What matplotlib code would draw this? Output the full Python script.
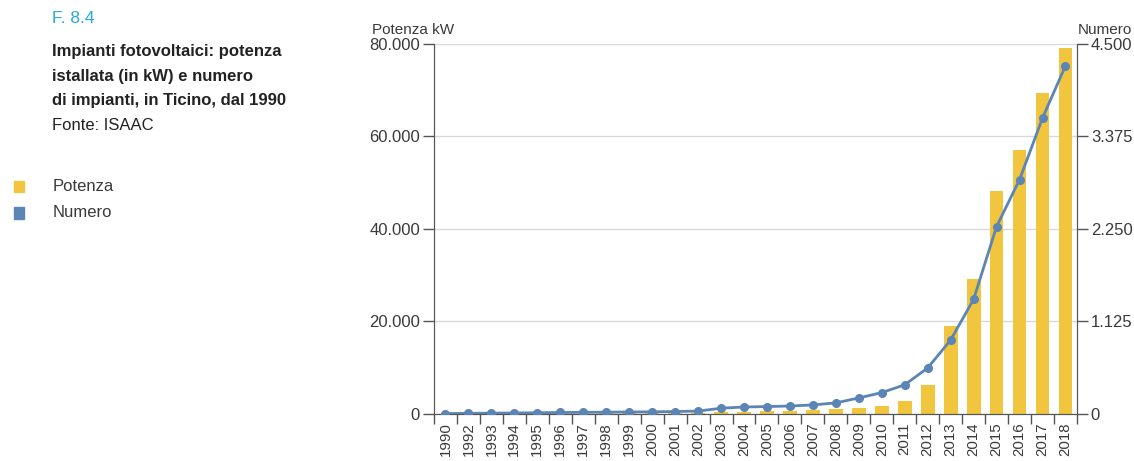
import matplotlib
matplotlib.use('Agg')
import matplotlib.pyplot as plt
import matplotlib.font_manager as fm
import numpy as np

# Data
years = ['1990', '1992', '1993', '1994', '1995', '1996', '1997', '1998', '1999', '2000',
         '2001', '2002', '2003', '2004', '2005', '2006', '2007', '2008', '2009', '2010',
         '2011', '2012', '2013', '2014', '2015', '2016', '2017', '2018']
potenza = np.array([20, 30, 40, 50, 60, 80, 100, 120, 150, 170,
                    200, 250, 400, 480, 550, 650, 850, 1000, 1400, 1800,
                    2800, 6300, 19100, 29200, 48300, 57100, 69300, 79100])
numero = np.array([5, 8, 10, 12, 15, 18, 20, 22, 24, 26,
                   30, 35, 70, 85, 90, 97, 110, 135, 195, 260,
                   355, 560, 900, 1395, 2280, 2850, 3600, 4235])

left_ticks = [0, 20000, 40000, 60000, 80000]
left_labels = ['0', '20.000', '40.000', '60.000', '80.000']
right_ticks = [0, 1125, 2250, 3375, 4500]
right_labels = ['0', '1.125', '2.250', '3.375', '4.500']

names = {f.name for f in fm.fontManager.ttflist}
font = 'Liberation Sans Narrow' if 'Liberation Sans Narrow' in names else 'Liberation Sans'
plt.rcParams['font.family'] = [font, 'DejaVu Sans']

yellow = '#F1C53E'
blue = '#5B85B5'
txt = '#3a3a3a'
axc = '#555555'

fig = plt.figure(figsize=(11.34, 4.61), dpi=100)
ax = fig.add_axes([0.3827, 0.1020, 0.5670, 0.8026])
x = np.arange(len(years))

ax.bar(x, potenza, 0.6, color=yellow, zorder=2)
ax.set_xlim(-0.5, len(years) - 0.5)
ax.set_ylim(0, 80000)
ax.set_yticks(left_ticks)
ax.set_yticklabels(left_labels)
ax.grid(axis='y', color='#d9d9d9', linewidth=1, zorder=0)
ax.set_xticks(x)
ax.set_xticklabels(years, rotation=90)
ax.set_xticks(np.arange(-0.5, len(years), 1), minor=True)
ax.tick_params(axis='x', which='major', length=0, pad=6, labelsize=10.8, colors=txt)
ax.tick_params(axis='x', which='minor', length=7, width=1, color=axc)
ax.tick_params(axis='y', length=8, width=1, color=axc, labelsize=12, labelcolor=txt, pad=2)
ax.spines['top'].set_visible(False)
for s in ['left', 'right', 'bottom']:
    ax.spines[s].set_color(axc)

ax2 = ax.twinx()
ax2.plot(x, numero, color=blue, linewidth=2, marker='o', markersize=5.5, zorder=3)
ax2.set_ylim(0, 4500)
ax2.set_yticks(right_ticks)
ax2.set_yticklabels(right_labels)
ax2.tick_params(axis='y', length=8, width=1, color=axc, labelsize=12, labelcolor=txt, pad=2)
ax2.spines['top'].set_visible(False)
for s in ['left', 'right', 'bottom']:
    ax2.spines[s].set_color(axc)

fig.text(0.328, 0.935, 'Potenza kW', fontsize=11, color=txt, ha='left', va='center')
fig.text(0.9505, 0.935, 'Numero', fontsize=11, color=txt, ha='left', va='center')

# title block
fig.text(0.046, 0.96, 'F. 8.4', fontsize=12.5, color='#2AA9DF', va='center')
title_lines = ['Impianti fotovoltaici: potenza', 'istallata (in kW) e numero',
               'di impianti, in Ticino, dal 1990']
for i, line in enumerate(title_lines):
    fig.text(0.046, 0.888 - i * 0.053, line, fontsize=12, fontweight='bold',
             color='#222222', va='center')
fig.text(0.046, 0.727, 'Fonte: ISAAC', fontsize=12, color='#222222', va='center')

# legend
for i, (lab, c) in enumerate([('Potenza', yellow), ('Numero', blue)]):
    yy = 0.595 - i * 0.057
    fig.patches.append(plt.Rectangle((0.012, yy - 0.012), 0.009, 0.024, color=c,
                                     transform=fig.transFigure, figure=fig))
    fig.text(0.046, yy, lab, fontsize=12, color=txt, va='center')

fig.savefig('out.png', dpi=100)
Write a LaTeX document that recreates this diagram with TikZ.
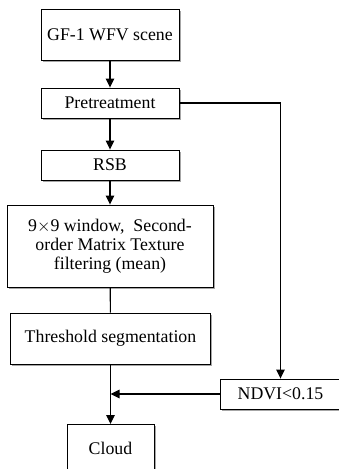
\documentclass[tikz,border=0pt]{standalone}
\usepackage{fontspec}
\setmainfont{Liberation Serif}
\usetikzlibrary{arrows.meta,shadows}
\begin{document}
\begin{tikzpicture}[x=1pt,y=-1pt,
  box/.style={draw=black,line width=0.9pt,fill=white,inner sep=0pt,align=center,
    font=\fontsize{17.8}{19}\selectfont,
    drop shadow={shadow xshift=1.6pt,shadow yshift=-1.6pt,fill=black!35,opacity=1}},
  arr/.style={line width=1.1pt,-{Triangle[length=9pt,width=8.5pt]}},
  ln/.style={line width=1.1pt}]
\useasboundingbox (0,0) rectangle (339,469);
\clip (0,0) rectangle (339,469);
\node[box,minimum width=138pt,minimum height=51pt] (gf) at (110,34.5) {GF-1 WFV scene};
\node[box,minimum width=138pt,minimum height=30pt] (pre) at (110,103) {Pretreatment};
\node[box,minimum width=138pt,minimum height=30pt] (rsb) at (110,165) {RSB};
\node[box,minimum width=206pt,minimum height=82pt] (tex) at (110,246) {9$\times$9 window,\ \ Second-\\order Matrix Texture\\filtering (mean)};
\node[box,minimum width=200pt,minimum height=51pt] (thr) at (110.5,338.5) {Threshold segmentation};
\node[box,minimum width=121pt,minimum height=30pt] (ndvi) at (280.5,394) {NDVI<0.15};
\node[box,anchor=north,minimum width=87pt,text height=12pt,text depth=30pt,inner ysep=18pt] (cloud) at (110.5,424) {Cloud};
\coordinate (m) at (thr.south |- ndvi.west);
\draw[arr] (gf) -- (pre);
\draw[arr] (pre) -- (rsb);
\draw[arr] (rsb) -- (tex);
\draw[ln] (tex) -- (thr);
\draw[arr] (thr.south) -- (cloud.north);
\draw[arr] (pre.east) -| (ndvi.north);
\draw[arr,shorten >=-1pt] (ndvi.west) -- ([xshift=1pt]m);
\end{tikzpicture}
\end{document}
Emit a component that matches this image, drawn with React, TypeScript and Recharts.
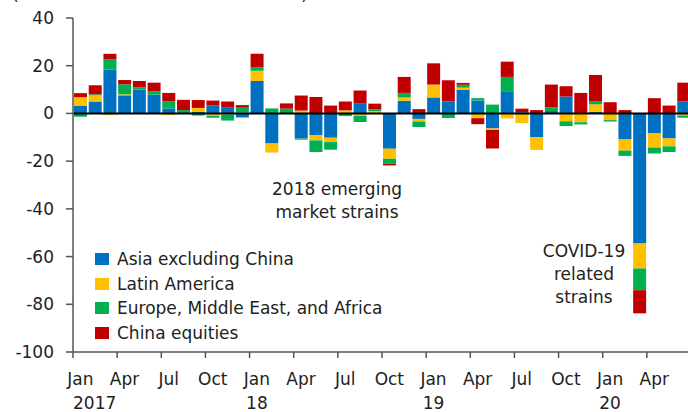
import React from "react";
import {
  BarChart,
  Bar,
  XAxis,
  YAxis,
  Legend,
  ReferenceLine,
} from "recharts";

const FONT = "'DejaVu Sans', 'Liberation Sans', Arial, sans-serif";

// Monthly categories, Jan 2017 to Jun 2020
const monthNames = ["Jan", "Feb", "Mar", "Apr", "May", "Jun", "Jul", "Aug", "Sep", "Oct", "Nov", "Dec"];
const yearLabels = ["2017", "18", "19", "20"];
const monthCount = 42;

// Flows by region (billions of US dollars)
const asia = [
  3.3, 5.0, 18.3, 7.6, 10.0, 7.9, 2.1, 0, 0.6, 3.3, 2.4, -1.7,
  13.6, -12.6, 0, -10.5, -9.2, -10.2, 0, 4.3, 0, -14.8, 5.3, -2.3,
  6.7, 5.0, 10.0, 5.4, -6.3, 9.3, 0.5, -10.0, 1.0, 7.1, 0, 0.7,
  0, -10.9, -54.5, -8.4, -10.5, 5.0,
];
const latam = [
  3.5, 2.6, -0.7, 0.4, -0.3, 0, -0.6, 0, 1.7, -1.0, -0.5, 0.3,
  4.3, -3.8, 0, 1.2, -2.1, -1.8, 1.3, -1.0, 1.0, -4.2, 1.4, -1.1,
  5.4, 0, 0.8, -2.0, -0.6, -2.1, -4.0, -5.3, 0, -3.3, -3.7, 3.1,
  -2.8, -4.7, -10.5, -5.9, -3.3, -0.9,
];
const emea = [
  -1.4, 0.4, 4.3, 4.2, 1.0, 1.4, 2.9, 1.4, -0.9, -0.8, -2.5, 2.1,
  1.4, 2.1, 2.0, -0.5, -4.9, -3.2, -1.1, -2.6, 0.7, -2.1, 1.9, -2.3,
  0, -1.9, 1.2, 1.0, 3.7, 6.0, 0, 0, 1.6, -2.0, -0.9, 1.4,
  -0.6, -2.2, -9.1, -2.5, -2.4, -0.9,
];
const china = [
  1.7, 3.8, 2.4, 1.8, 2.6, 3.6, 3.6, 4.3, 3.3, 2.1, 2.6, 1.1,
  5.7, 0, 2.2, 6.3, 6.9, 3.3, 3.7, 5.3, 2.4, -0.7, 6.7, 1.8,
  8.9, 8.9, 0.8, -2.5, -7.8, 6.4, 1.5, 1.4, 9.5, 4.3, 8.6, 10.9,
  4.7, 1.4, -9.7, 6.4, 3.3, 7.9,
];

const yTicks = [-100, -80, -60, -40, -20, 0, 20, 40];

const series = [
  { key: "asia", name: "Asia excluding China", color: "#0070C0" },
  { key: "latam", name: "Latin America", color: "#FFC000" },
  { key: "emea", name: "Europe, Middle East, and Africa", color: "#00B050" },
  { key: "china", name: "China equities", color: "#C00000" },
];

const chartData = Array.from({ length: monthCount }, (_, i) => ({
  month: `${monthNames[i % 12]} ${yearLabels[Math.floor(i / 12)]}`,
  asia: asia[i],
  latam: latam[i],
  emea: emea[i],
  china: china[i],
}));

// Quarter labels under the axis, tick marks on quarter boundaries
const QuarterTick = (props: any) => {
  const { x, y, payload, index } = props;
  if (index % 3 !== 0) return null;
  const half = payload && payload.offset ? payload.offset : 7.35;
  const year = index % 12 === 0 ? yearLabels[index / 12] : null;
  return (
    <g>
      <line x1={x - half} x2={x - half} y1={y} y2={y + 6} stroke="#555" strokeWidth={1.5} />
      <text x={x} y={y + 33} textAnchor="middle" fill="#222" fontSize={17} fontFamily={FONT}>
        {monthNames[index % 12]}
      </text>
      {year && (
        <text
          x={index === 0 ? x - half : x}
          y={y + 57}
          textAnchor={index === 0 ? "start" : "middle"}
          fill="#222"
          fontSize={17}
          fontFamily={FONT}
        >
          {year}
        </text>
      )}
    </g>
  );
};

const renderLegend = () => (
  <div style={{ fontFamily: FONT, fontSize: 17, color: "#222" }}>
    {series.map((s) => (
      <div key={s.key} style={{ display: "flex", alignItems: "center", height: 24.6, whiteSpace: "nowrap" }}>
        <span
          style={{ display: "inline-block", flexShrink: 0, width: 14, height: 12, background: s.color, marginRight: 8 }}
        />
        {s.name}
      </div>
    ))}
  </div>
);

const noteStyle: React.CSSProperties = {
  position: "absolute",
  fontFamily: FONT,
  fontSize: 17,
  color: "#222",
  textAlign: "center",
  lineHeight: "23px",
  whiteSpace: "nowrap",
};

export default function App() {
  return (
    <div style={{ position: "absolute", left: 0, top: 0, width: 688, height: 412, overflow: "hidden", background: "#fff" }}>
      <svg width={688} height={10} style={{ position: "absolute", left: 0, top: 0 }}>
        <text x={12} y={-0.5} fontSize={17} fontFamily={FONT} fill="#222" textLength={296} lengthAdjust="spacing">
          (Billions of U.S. dollars)
        </text>
      </svg>
      <BarChart
        width={691}
        height={412}
        data={chartData}
        stackOffset="sign"
        barSize={13}
        margin={{ top: 18, right: 0, bottom: 0, left: 0 }}
      >
        <XAxis
          dataKey="month"
          interval={0}
          height={60}
          tickSize={0}
          tickMargin={0}
          tickLine={false}
          axisLine={{ stroke: "#555", strokeWidth: 1.5 }}
          tick={<QuarterTick />}
        />
        <YAxis
          width={73}
          domain={[-100, 40]}
          ticks={yTicks}
          interval={0}
          tickSize={7}
          tickMargin={12}
          axisLine={{ stroke: "#555", strokeWidth: 1.5 }}
          tickLine={{ stroke: "#555", strokeWidth: 1.5 }}
          tick={{ fill: "#222", fontSize: 17, fontFamily: FONT }}
        />
        <Legend
          layout="vertical"
          align="center"
          verticalAlign="middle"
          content={renderLegend}
          wrapperStyle={{ left: 95, top: 247, width: 320 }}
        />
        {series.map((s) => (
          <Bar key={s.key} dataKey={s.key} name={s.name} stackId="a" fill={s.color} isAnimationActive={false} />
        ))}
        <ReferenceLine y={0} stroke="#000" strokeWidth={2} />
      </BarChart>
      <div style={{ ...noteStyle, left: 237, top: 178, width: 200 }}>
        2018 emerging
        <br />
        market strains
      </div>
      <div style={{ ...noteStyle, left: 524, top: 240, width: 120 }}>
        COVID-19
        <br />
        related
        <br />
        strains
      </div>
    </div>
  );
}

____

_Aim:_
The images in the entries above should be left out; please reproduce exactly the lines from the first through the one containing "plt.rcParams['font.family'] = [font, 'DejaVu".

_Worked solution:_
What matplotlib code would draw this? Output the full Python script.
import matplotlib
matplotlib.use('Agg')
import matplotlib.pyplot as plt
import matplotlib.font_manager as fm
import numpy as np

# Data
years = ['1990', '1992', '1993', '1994', '1995', '1996', '1997', '1998', '1999', '2000',
         '2001', '2002', '2003', '2004', '2005', '2006', '2007', '2008', '2009', '2010',
         '2011', '2012', '2013', '2014', '2015', '2016', '2017', '2018']
potenza = np.array([20, 30, 40, 50, 60, 80, 100, 120, 150, 170,
                    200, 250, 400, 480, 550, 650, 850, 1000, 1400, 1800,
                    2800, 6300, 19100, 29200, 48300, 57100, 69300, 79100])
numero = np.array([5, 8, 10, 12, 15, 18, 20, 22, 24, 26,
                   30, 35, 70, 85, 90, 97, 110, 135, 195, 260,
                   355, 560, 900, 1395, 2280, 2850, 3600, 4235])

left_ticks = [0, 20000, 40000, 60000, 80000]
left_labels = ['0', '20.000', '40.000', '60.000', '80.000']
right_ticks = [0, 1125, 2250, 3375, 4500]
right_labels = ['0', '1.125', '2.250', '3.375', '4.500']

names = {f.name for f in fm.fontManager.ttflist}
font = 'Liberation Sans Narrow' if 'Liberation Sans Narrow' in names else 'Liberation Sans'
plt.rcParams['font.family'] = [font, 'DejaVu Sans']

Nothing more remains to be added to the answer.